A cinematically flat, sluggish western that feels altogether bloodless despite offering up several splatterings of runny red stuff, The Duel is a messy misfire, shooting itself in the foot with disjointed storytelling and a lack of artistic vision. It’s a forgettable, muddled affair that’s elevated to a certain extent by two leads whose contrasting styles go together unexpectedly well – just about the only positive note that’s worth pointing out.
Bringing a brooding, poker-faced presence to the rivalry at the center of the film is Liam Hemsworth, who plays Texas Ranger David Kingston. It’s 1866, a time when the Rio Grande acted as the border between Mexico and the United States; when a procession of Mexican corpses start floating down the river, David is sent on an undercover mission by his Ranger superiors to investigate the prime suspect, a religious leader named Abraham Brant (a crackling, witty Woody Harrelson) who lives in a secluded town up the river. Upping the stakes is the fact that a Mexican General’s niece is reportedly being held prisoner; if she dies, an all-out border war is a surefire bet.
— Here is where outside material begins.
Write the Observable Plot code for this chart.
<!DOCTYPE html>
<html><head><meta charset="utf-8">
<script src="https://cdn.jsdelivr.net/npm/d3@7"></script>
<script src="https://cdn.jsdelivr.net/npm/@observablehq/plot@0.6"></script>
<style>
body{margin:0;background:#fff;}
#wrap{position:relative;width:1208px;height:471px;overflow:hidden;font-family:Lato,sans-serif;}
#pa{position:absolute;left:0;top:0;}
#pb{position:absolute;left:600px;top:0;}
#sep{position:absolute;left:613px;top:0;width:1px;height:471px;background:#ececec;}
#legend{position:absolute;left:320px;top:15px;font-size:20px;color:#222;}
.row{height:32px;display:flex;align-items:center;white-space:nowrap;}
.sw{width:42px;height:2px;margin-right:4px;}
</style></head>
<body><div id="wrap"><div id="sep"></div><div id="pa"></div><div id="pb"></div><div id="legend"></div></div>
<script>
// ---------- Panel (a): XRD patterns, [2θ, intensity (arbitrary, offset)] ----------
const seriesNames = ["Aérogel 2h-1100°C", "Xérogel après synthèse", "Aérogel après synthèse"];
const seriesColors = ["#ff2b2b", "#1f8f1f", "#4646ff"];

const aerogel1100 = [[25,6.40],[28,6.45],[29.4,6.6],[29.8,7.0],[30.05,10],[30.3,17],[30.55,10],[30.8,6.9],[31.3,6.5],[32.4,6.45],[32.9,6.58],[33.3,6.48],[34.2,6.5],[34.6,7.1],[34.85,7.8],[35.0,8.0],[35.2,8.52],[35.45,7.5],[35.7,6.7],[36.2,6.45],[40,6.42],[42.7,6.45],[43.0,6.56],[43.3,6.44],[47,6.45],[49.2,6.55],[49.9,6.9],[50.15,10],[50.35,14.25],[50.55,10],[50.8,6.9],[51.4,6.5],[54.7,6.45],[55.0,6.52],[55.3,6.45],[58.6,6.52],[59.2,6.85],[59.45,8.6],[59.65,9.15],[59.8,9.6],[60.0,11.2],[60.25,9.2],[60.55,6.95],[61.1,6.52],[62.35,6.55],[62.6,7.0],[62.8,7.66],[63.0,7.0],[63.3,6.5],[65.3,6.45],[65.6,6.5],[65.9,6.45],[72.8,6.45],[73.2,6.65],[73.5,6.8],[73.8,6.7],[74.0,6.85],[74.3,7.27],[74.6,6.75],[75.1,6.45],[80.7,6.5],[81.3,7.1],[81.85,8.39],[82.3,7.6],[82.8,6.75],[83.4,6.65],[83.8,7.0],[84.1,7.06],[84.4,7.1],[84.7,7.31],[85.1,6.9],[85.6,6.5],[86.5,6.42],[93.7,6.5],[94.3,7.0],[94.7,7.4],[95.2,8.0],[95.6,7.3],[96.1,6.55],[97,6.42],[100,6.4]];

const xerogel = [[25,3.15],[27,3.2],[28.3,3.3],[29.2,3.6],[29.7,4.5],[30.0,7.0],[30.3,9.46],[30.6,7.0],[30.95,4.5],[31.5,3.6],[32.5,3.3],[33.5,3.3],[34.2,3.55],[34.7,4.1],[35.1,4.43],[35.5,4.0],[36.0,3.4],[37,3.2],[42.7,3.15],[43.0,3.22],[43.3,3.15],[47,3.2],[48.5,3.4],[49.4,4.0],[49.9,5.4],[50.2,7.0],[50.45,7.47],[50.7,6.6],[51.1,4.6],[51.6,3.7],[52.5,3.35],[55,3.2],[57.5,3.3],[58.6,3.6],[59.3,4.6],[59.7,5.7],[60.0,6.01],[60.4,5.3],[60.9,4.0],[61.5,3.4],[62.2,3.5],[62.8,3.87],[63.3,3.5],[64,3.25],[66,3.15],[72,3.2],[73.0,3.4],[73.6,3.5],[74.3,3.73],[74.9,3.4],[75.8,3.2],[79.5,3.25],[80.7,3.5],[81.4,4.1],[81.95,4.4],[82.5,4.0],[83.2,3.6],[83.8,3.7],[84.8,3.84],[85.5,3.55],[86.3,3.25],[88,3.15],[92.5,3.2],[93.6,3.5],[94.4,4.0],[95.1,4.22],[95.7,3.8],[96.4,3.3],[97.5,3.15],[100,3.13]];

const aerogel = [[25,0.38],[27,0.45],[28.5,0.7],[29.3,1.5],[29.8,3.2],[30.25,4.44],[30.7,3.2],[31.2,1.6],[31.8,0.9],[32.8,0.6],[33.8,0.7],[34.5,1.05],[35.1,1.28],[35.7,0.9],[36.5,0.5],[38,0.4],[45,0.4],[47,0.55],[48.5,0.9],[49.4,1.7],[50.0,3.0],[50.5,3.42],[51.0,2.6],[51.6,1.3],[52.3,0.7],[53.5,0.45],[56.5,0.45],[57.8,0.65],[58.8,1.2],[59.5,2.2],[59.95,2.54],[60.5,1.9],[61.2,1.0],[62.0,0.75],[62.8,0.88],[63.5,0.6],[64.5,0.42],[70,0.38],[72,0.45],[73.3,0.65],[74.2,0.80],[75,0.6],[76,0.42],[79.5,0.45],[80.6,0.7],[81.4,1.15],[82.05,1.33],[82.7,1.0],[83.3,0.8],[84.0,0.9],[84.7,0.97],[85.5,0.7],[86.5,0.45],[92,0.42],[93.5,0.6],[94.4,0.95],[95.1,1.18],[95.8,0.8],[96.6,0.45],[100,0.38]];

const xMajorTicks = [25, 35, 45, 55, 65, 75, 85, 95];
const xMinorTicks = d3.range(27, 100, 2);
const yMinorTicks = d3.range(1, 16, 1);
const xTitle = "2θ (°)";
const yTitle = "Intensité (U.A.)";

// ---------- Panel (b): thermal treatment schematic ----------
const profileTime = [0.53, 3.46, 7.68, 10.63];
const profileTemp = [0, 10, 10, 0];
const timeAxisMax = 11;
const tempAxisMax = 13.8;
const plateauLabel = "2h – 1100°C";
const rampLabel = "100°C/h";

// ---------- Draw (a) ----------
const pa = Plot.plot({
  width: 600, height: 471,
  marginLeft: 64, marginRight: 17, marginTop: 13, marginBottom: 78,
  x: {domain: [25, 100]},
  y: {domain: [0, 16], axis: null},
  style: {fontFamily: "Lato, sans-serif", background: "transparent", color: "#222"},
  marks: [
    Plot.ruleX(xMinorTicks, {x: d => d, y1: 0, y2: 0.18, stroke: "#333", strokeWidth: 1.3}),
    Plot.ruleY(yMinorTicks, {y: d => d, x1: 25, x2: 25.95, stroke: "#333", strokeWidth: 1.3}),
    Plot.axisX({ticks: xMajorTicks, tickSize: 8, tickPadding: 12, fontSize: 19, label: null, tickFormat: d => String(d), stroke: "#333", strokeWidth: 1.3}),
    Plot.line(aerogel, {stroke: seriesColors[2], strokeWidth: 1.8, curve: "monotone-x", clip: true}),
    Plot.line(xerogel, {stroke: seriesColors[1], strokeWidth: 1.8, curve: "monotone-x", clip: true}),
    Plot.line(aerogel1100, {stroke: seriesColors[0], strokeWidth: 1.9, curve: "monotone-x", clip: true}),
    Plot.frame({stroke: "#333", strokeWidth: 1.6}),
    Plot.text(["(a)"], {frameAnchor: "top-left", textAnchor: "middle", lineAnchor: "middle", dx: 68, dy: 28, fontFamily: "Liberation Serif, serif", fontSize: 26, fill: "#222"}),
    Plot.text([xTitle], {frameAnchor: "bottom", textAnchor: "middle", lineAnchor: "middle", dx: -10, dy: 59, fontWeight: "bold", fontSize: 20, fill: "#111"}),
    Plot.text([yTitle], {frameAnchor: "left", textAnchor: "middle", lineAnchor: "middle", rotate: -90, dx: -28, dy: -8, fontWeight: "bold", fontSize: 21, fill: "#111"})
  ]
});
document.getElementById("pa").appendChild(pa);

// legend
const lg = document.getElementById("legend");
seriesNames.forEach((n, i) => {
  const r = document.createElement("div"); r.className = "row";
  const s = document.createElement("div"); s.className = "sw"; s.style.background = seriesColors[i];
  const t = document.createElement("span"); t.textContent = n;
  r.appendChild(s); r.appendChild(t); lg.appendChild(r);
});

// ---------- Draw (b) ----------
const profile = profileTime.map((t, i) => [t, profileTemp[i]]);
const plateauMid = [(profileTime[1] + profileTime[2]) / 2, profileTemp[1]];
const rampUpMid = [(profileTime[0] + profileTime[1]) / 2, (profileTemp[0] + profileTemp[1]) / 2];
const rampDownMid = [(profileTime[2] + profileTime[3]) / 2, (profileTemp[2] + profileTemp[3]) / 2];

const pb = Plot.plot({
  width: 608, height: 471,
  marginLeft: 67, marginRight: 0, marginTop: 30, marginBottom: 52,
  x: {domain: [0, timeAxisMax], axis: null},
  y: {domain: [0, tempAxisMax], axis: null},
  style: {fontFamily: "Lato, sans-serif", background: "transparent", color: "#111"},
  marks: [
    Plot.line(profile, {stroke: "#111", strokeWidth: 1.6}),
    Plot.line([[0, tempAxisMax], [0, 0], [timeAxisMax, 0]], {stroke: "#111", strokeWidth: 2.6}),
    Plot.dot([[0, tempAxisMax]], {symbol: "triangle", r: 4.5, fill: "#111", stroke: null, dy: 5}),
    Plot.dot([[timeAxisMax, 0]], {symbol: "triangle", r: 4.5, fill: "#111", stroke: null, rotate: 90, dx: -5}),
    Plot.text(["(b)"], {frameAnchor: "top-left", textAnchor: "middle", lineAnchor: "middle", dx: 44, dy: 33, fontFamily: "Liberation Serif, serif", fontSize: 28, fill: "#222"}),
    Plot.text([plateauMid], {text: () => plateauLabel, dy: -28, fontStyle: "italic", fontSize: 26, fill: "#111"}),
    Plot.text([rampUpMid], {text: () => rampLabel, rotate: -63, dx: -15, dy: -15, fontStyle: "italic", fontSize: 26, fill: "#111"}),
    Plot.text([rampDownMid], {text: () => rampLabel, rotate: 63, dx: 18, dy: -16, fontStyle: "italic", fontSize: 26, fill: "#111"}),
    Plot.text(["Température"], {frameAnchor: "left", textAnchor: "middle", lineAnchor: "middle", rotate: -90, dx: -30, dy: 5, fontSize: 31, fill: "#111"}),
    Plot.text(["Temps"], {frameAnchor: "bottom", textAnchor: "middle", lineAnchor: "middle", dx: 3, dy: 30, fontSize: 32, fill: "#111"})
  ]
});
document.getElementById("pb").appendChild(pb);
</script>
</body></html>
Before David hits the road, he’s stopped by his Mexican wife – Marisol, played by Alice Braga – who insists he take her along. Fearing his absence would put an irreparable strain on their marriage, David obliges (surely the risk of bringing her on such a dangerous mission greatly outweighs the risk of leaving her at home for a couple of weeks, but for the sake of high drama, we can let this one slide). When they arrive at the proverbial gates of Abraham’s hell-town, they’re greeted by his bratty son Isaac (Emory Cohen), who’s flanked by a couple of scruffy, stinky henchmen. It’s not the warmest welcome, but Abraham makes up for it by giving them a house to live in and appointing David as the town sheriff, seemingly out of the blue. It’s clear Abraham’s a formidably intelligent target, however, when the cat-and-mouse mind games commence and he begins to drive David and Marisol apart. Our hero’s only way out is to expose Abraham for the monster he is, which proves quite difficult when surrounded only by gun-toting goons and members of the bald-headed preacher’s flock.
Without question, Harrelson is the beating heart of this otherwise comatose production, handily stealing scenes with his charisma and piercing gaze. Abraham, as intimidating a cult leader as any, acts as a nice juxtaposition to David’s hard-hitting, soft-spoken brand of heroism, and it’s easy to imagine that without Harrelson to bounce off of, Hemsworth’s performance would flatline the movie straight away. Thankfully, that’s not the case; the young Aussie actually comes off quite well as the quiet cowboy, boasting an imposing frame and tough-guy beard that’s perfect for his man-of-few-words ruggedness (he’s typically cast as a pretty boy who flirts and giggles with soft-skinned starlets, which pretty much never works for him).
There are some interesting ideas floating around in Matt Cook’s script – religious indoctrination, the mental repercussions of murder, the sweet seduction of revenge – but he and director Kieran Darcy-Smith don’t explore them thoroughly enough. A lot of this can be attributed to tonal wonkiness; the film will sometimes fall into a groove of exploitation campiness (snake party in the church!) only to yank back to reality so that David can sit and reflect on his life and marriage as the sun sets. The film never finds its rhythm and would have derailed completely were it not for Harrelson showing up to balance things out every so often. Braga’s character merely represents another distraction, making head-scratching decisions and judgment calls that feel woefully unexplained at best and downright nonsensical at worst – a fitting tonal description of almost every scene.
Because The Duel goes from serious introspection to campy violence, then back to seriousness again over and over, the gore begins to feel more tasteless and unnecessary from act to act. Inconsistencies like these would have been smoothed out a bit with a more defined visual personality, but alas, there isn’t a single memorable shot to be found in the whole darn thing. There doesn’t seem to be any movement or vigor to the camerawork, which would be okay if the compositions were interesting – but they’re not. The climactic standoff between David and Abraham is actually staged quite well, except by that point, it’s too little, and definitely too late.
The Duel is a forgettable, muddled affair that wastes its two charismatic leads on endless scenes of tonal wonkiness.